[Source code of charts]
....
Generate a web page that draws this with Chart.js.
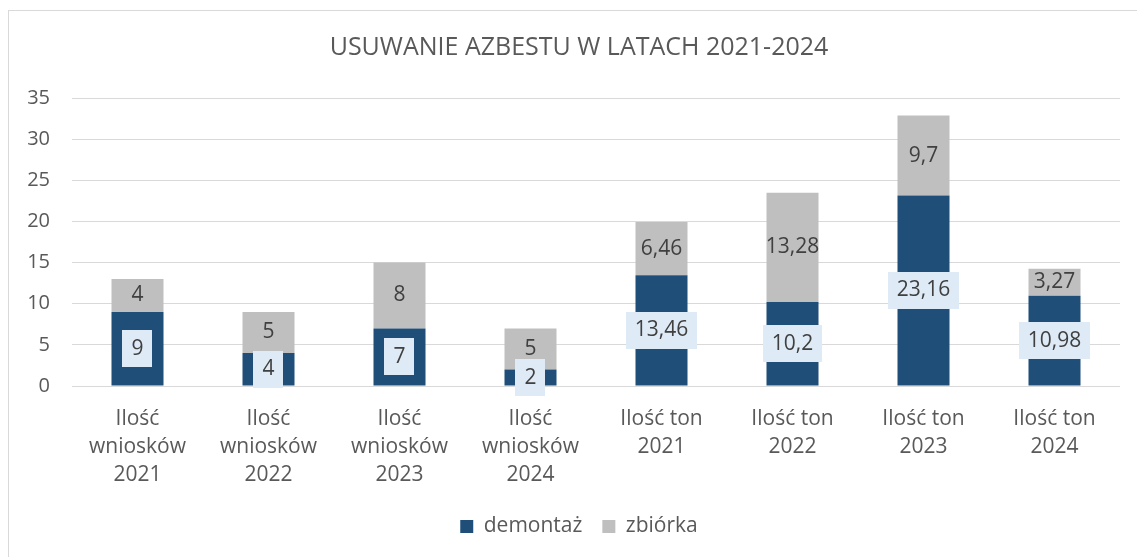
<!DOCTYPE html>
<html>
<head>
<meta charset="utf-8">
<script src="https://cdn.jsdelivr.net/npm/chart.js@4"></script>
<style>
html,body{margin:0;padding:0;background:#fff;overflow:hidden;}
#wrap{position:relative;width:1137px;height:557px;overflow:hidden;}
#frame{position:absolute;left:8px;top:10px;width:1200px;height:600px;border:1px solid #D9D9D9;box-sizing:border-box;}
canvas{position:absolute;left:0;top:0;}
</style>
</head>
<body>
<div id="wrap">
<div id="frame"></div>
<canvas id="c" width="1150" height="557"></canvas>
</div>
<script>
const categories = [
  ["Ilość","wniosków","2021"],
  ["Ilość","wniosków","2022"],
  ["Ilość","wniosków","2023"],
  ["Ilość","wniosków","2024"],
  ["Ilość ton","2021"],
  ["Ilość ton","2022"],
  ["Ilość ton","2023"],
  ["Ilość ton","2024"]
];
const demontaz = [9, 4, 7, 2, 13.46, 10.2, 23.16, 10.98];
const zbiorka = [4, 5, 8, 5, 6.46, 13.28, 9.7, 3.27];
const seriesNames = ["demontaż", "zbiórka"];
const titleText = "USUWANIE AZBESTU W LATACH 2021-2024";
const yTicks = [0, 5, 10, 15, 20, 25, 30, 35];

const FONT = "'Open Sans', Lato, sans-serif";
const fmt = v => String(v).replace('.', ',');

const labelPlugin = {
  id: 'valueLabels',
  afterDatasetsDraw(chart) {
    const ctx = chart.ctx;
    ctx.save();
    ctx.font = "21px " + FONT;
    ctx.textAlign = 'center';
    ctx.textBaseline = 'middle';
    chart.data.datasets.forEach((ds, di) => {
      const meta = chart.getDatasetMeta(di);
      meta.data.forEach((el, i) => {
        const p = el.getProps(['x', 'y', 'base'], true);
        const cy = (p.y + p.base) / 2;
        const txt = fmt(ds.data[i]);
        if (di === 0) {
          const w = ctx.measureText(txt).width + 18;
          const h = 37;
          ctx.fillStyle = '#DEEBF7';
          ctx.fillRect(Math.round(p.x - w / 2), Math.round(cy - h / 2), Math.round(w), h);
        }
        ctx.fillStyle = '#404040';
        ctx.fillText(txt, p.x, cy);
      });
    });
    ctx.restore();
  }
};

new Chart(document.getElementById('c'), {
  type: 'bar',
  data: {
    labels: categories,
    datasets: [
      { label: seriesNames[0], data: demontaz, backgroundColor: '#1F4E79', borderWidth: 0 },
      { label: seriesNames[1], data: zbiorka, backgroundColor: '#BFBFBF', borderWidth: 0 }
    ]
  },
  options: {
    responsive: false,
    animation: false,
    events: [],
    layout: { padding: { left: 8, right: 0, top: 0, bottom: 10 } },
    datasets: { bar: { categoryPercentage: 1, barPercentage: 0.397 } },
    plugins: {
      title: {
        display: true,
        text: titleText,
        color: '#595959',
        font: { family: FONT, size: 25, weight: 'normal', lineHeight: 1.2 },
        padding: { top: 33, bottom: 35 }
      },
      legend: {
        position: 'bottom',
        labels: {
          color: '#595959',
          font: { family: FONT, size: 21 },
          boxWidth: 13,
          boxHeight: 13,
          padding: 20
        }
      },
      tooltip: { enabled: false }
    },
    scales: {
      x: {
        stacked: true,
        grid: { display: false, drawTicks: false },
        border: { display: false },
        ticks: {
          color: '#595959',
          font: { family: FONT, size: 21, lineHeight: 1.33 },
          padding: 19,
          maxRotation: 0,
          autoSkip: false
        },
        afterFit: s => { s.height = 110; }
      },
      y: {
        stacked: true,
        min: 0,
        max: 35,
        grid: { color: '#D9D9D9', lineWidth: 1, drawTicks: false },
        border: { display: false },
        afterBuildTicks: s => { s.ticks = yTicks.map(v => ({ value: v })); },
        ticks: {
          color: '#595959',
          font: { family: FONT, size: 20 },
          padding: 22
        },
        afterFit: s => { s.width = 64; }
      },
      yRight: {
        position: 'right',
        display: true,
        min: 0,
        max: 35,
        grid: { display: false, drawTicks: false },
        border: { display: false },
        ticks: { display: false },
        afterFit: s => { s.width = 30; }
      }
    }
  },
  plugins: [labelPlugin]
});
</script>
</body>
</html>
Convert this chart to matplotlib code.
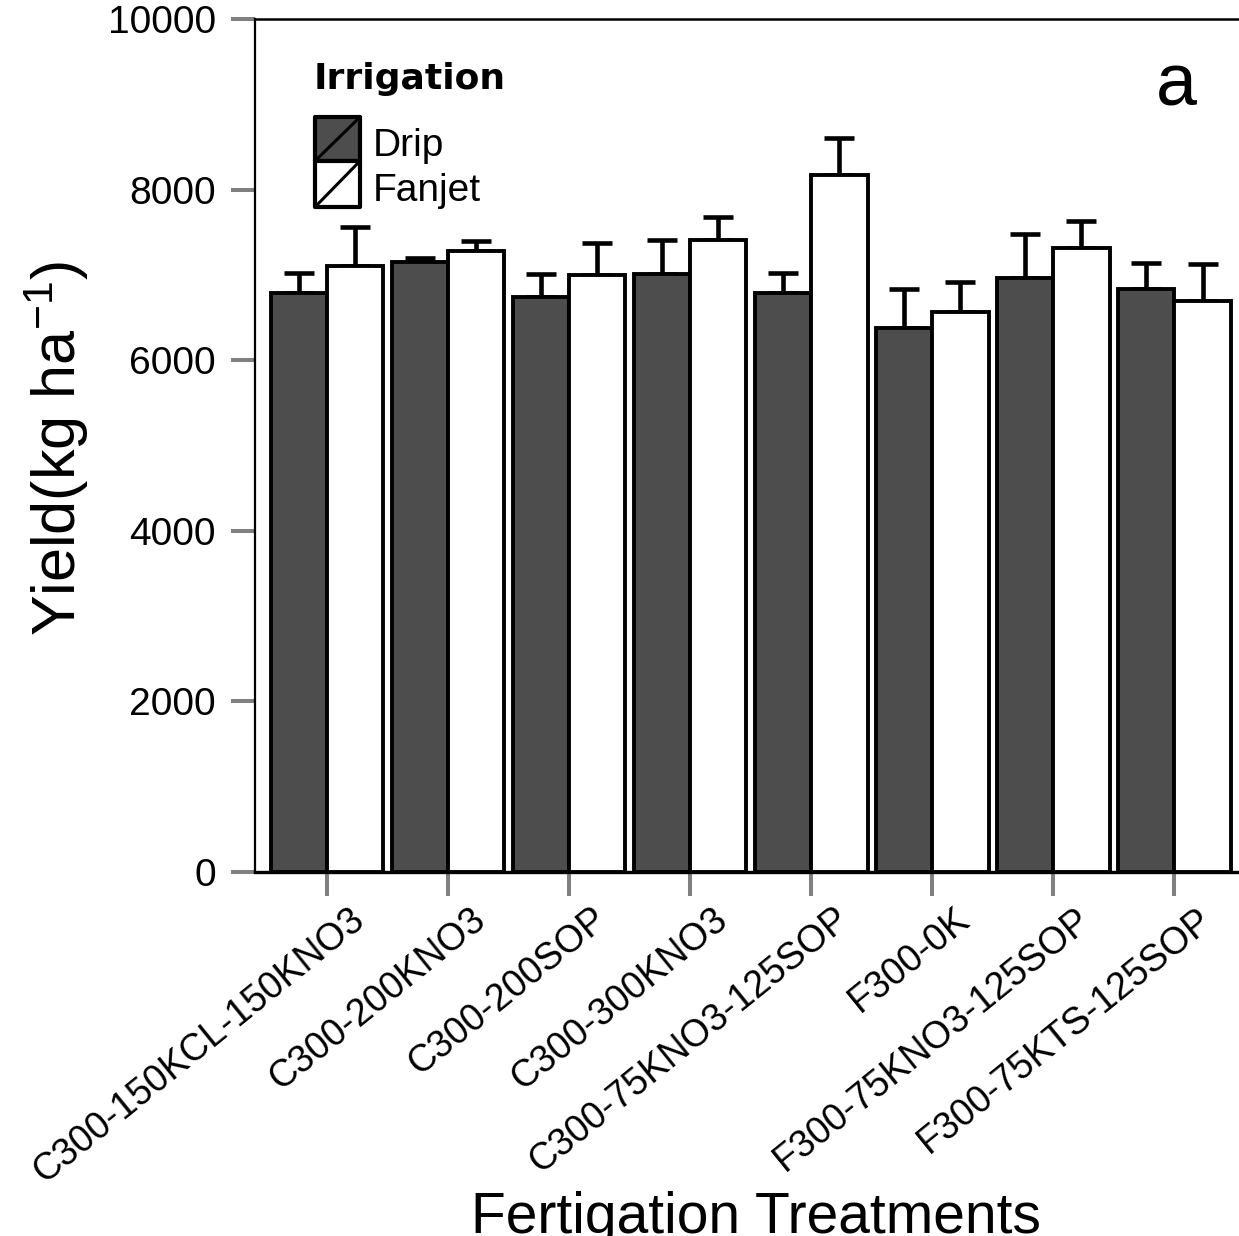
import numpy as np
import matplotlib
matplotlib.use('Agg')
import matplotlib.pyplot as plt
from matplotlib.patches import FancyBboxPatch
from matplotlib.lines import Line2D
import matplotlib.transforms as mtransforms

plt.rcParams['font.family'] = ['Liberation Sans', 'DejaVu Sans']
plt.rcParams['mathtext.fontset'] = 'custom'
plt.rcParams['mathtext.rm'] = 'Liberation Sans'
plt.rcParams['mathtext.it'] = 'Liberation Sans'

treatments = ['C300-150KCL-150KNO3', 'C300-200KNO3', 'C300-200SOP', 'C300-300KNO3',
              'C300-75KNO3-125SOP', 'F300-0K', 'F300-75KNO3-125SOP', 'F300-75KTS-125SOP']
drip = [6790, 7150, 6740, 7010, 6790, 6380, 6960, 6830]
drip_err = [230, 45, 270, 400, 230, 450, 520, 310]
fanjet = [7100, 7280, 7000, 7410, 8170, 6570, 7320, 6690]
fanjet_err = [460, 120, 370, 270, 440, 350, 310, 440]

W, H = 1239, 1236
fig = plt.figure(figsize=(W / 100, H / 100), dpi=100)

# axes box in pixels: left 255, right ~1247, top 19, bottom 872
ax_l, ax_r, ax_t, ax_b = 255, 1247, 19, 872
ax = fig.add_axes([ax_l / W, 1 - ax_b / H, (ax_r - ax_l) / W, (ax_b - ax_t) / H])

x = np.arange(len(treatments))
bw = 0.465
dark = '#4d4d4d'
ax.bar(x - bw / 2, drip, bw, color=dark, edgecolor='black', linewidth=2.8, zorder=2)
ax.bar(x + bw / 2, fanjet, bw, color='white', edgecolor='black', linewidth=2.8, zorder=3)
zeros = np.zeros(len(x))
ax.errorbar(x - bw / 2, drip, yerr=[zeros, drip_err], fmt='none', ecolor='black',
            elinewidth=3.3, capsize=11, capthick=3.3, zorder=1)
ax.errorbar(x + bw / 2, fanjet, yerr=[zeros, fanjet_err], fmt='none', ecolor='black',
            elinewidth=3.3, capsize=11, capthick=3.3, zorder=1)

ax.set_xlim(-0.595, 7.6)
ax.set_ylim(0, 10000)
ax.set_yticks(np.arange(0, 10001, 2000))
ax.set_xticks(x)
ax.set_xticklabels([])

# rotated category labels, anchored at their right end just below each tick
lab_tr = mtransforms.blended_transform_factory(ax.transData, ax.transAxes) + \
    mtransforms.ScaledTranslation(22 / 100, -29 / 100, fig.dpi_scale_trans)
for xi, name in zip(x, treatments):
    ax.text(xi, 0, name, transform=lab_tr, rotation=39, ha='right', va='top',
            rotation_mode='anchor', fontsize=27, clip_on=False)

ax.tick_params(axis='both', which='major', direction='out', color='#808080',
               width=2.9, length=17)
ax.tick_params(axis='y', pad=11, labelsize=28)
ax.spines['left'].set_linewidth(1.6)
ax.spines['top'].set_linewidth(1.8)
ax.spines['bottom'].set_linewidth(2.4)
ax.spines['right'].set_visible(False)

fig.text(57 / W, 1 - 448 / H, r'Yield(kg ha$^{-1}$)', rotation=90, ha='center', va='center',
         fontsize=44)
fig.text(756 / W, 1 - 1218 / H, 'Fertigation Treatments', ha='center', va='center', fontsize=41)
fig.text(1176 / W, 1 - 86 / H, 'a', ha='center', va='center', fontsize=53)

# legend drawn SigmaPlot style: stacked boxes with a diagonal
fig.text(314 / W, 1 - 79 / H, 'Irrigation', ha='left', va='center', fontsize=26,
         fontweight='bold', family='DejaVu Sans')


def px(xp, yp):
    return xp / W, 1 - yp / H


for (top, bot), fc, label in [((117, 161), dark, 'Drip'), ((161, 207), 'white', 'Fanjet')]:
    x0, y0 = px(315, bot)
    x1, y1 = px(360, top)
    box = FancyBboxPatch((x0, y0), x1 - x0, y1 - y0, boxstyle='square,pad=0',
                         transform=fig.transFigure, facecolor=fc, edgecolor='black',
                         linewidth=3.0, joinstyle='round')
    fig.add_artist(box)
    fig.add_artist(Line2D([x0, x1], [y0, y1], transform=fig.transFigure, color='black',
                          linewidth=2.2))
    fig.text(373 / W, 1 - ((top + bot) / 2 + 7) / H, label, ha='left', va='center',
             fontsize=28)

fig.savefig('out.png', dpi=100)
....
TASK TO COMPLETE: Pictures are excluded: retype only the lines from the beginning of the listing above through the line with "const fmt = v => String(v).replace('.', ',');", both included.

WRITTEN RESPONSE:
Generate a web page that draws this with Chart.js.
<!DOCTYPE html>
<html>
<head>
<meta charset="utf-8">
<script src="https://cdn.jsdelivr.net/npm/chart.js@4"></script>
<style>
html,body{margin:0;padding:0;background:#fff;overflow:hidden;}
#wrap{position:relative;width:1137px;height:557px;overflow:hidden;}
#frame{position:absolute;left:8px;top:10px;width:1200px;height:600px;border:1px solid #D9D9D9;box-sizing:border-box;}
canvas{position:absolute;left:0;top:0;}
</style>
</head>
<body>
<div id="wrap">
<div id="frame"></div>
<canvas id="c" width="1150" height="557"></canvas>
</div>
<script>
const categories = [
  ["Ilość","wniosków","2021"],
  ["Ilość","wniosków","2022"],
  ["Ilość","wniosków","2023"],
  ["Ilość","wniosków","2024"],
  ["Ilość ton","2021"],
  ["Ilość ton","2022"],
  ["Ilość ton","2023"],
  ["Ilość ton","2024"]
];
const demontaz = [9, 4, 7, 2, 13.46, 10.2, 23.16, 10.98];
const zbiorka = [4, 5, 8, 5, 6.46, 13.28, 9.7, 3.27];
const seriesNames = ["demontaż", "zbiórka"];
const titleText = "USUWANIE AZBESTU W LATACH 2021-2024";
const yTicks = [0, 5, 10, 15, 20, 25, 30, 35];

const FONT = "'Open Sans', Lato, sans-serif";
const fmt = v => String(v).replace('.', ',');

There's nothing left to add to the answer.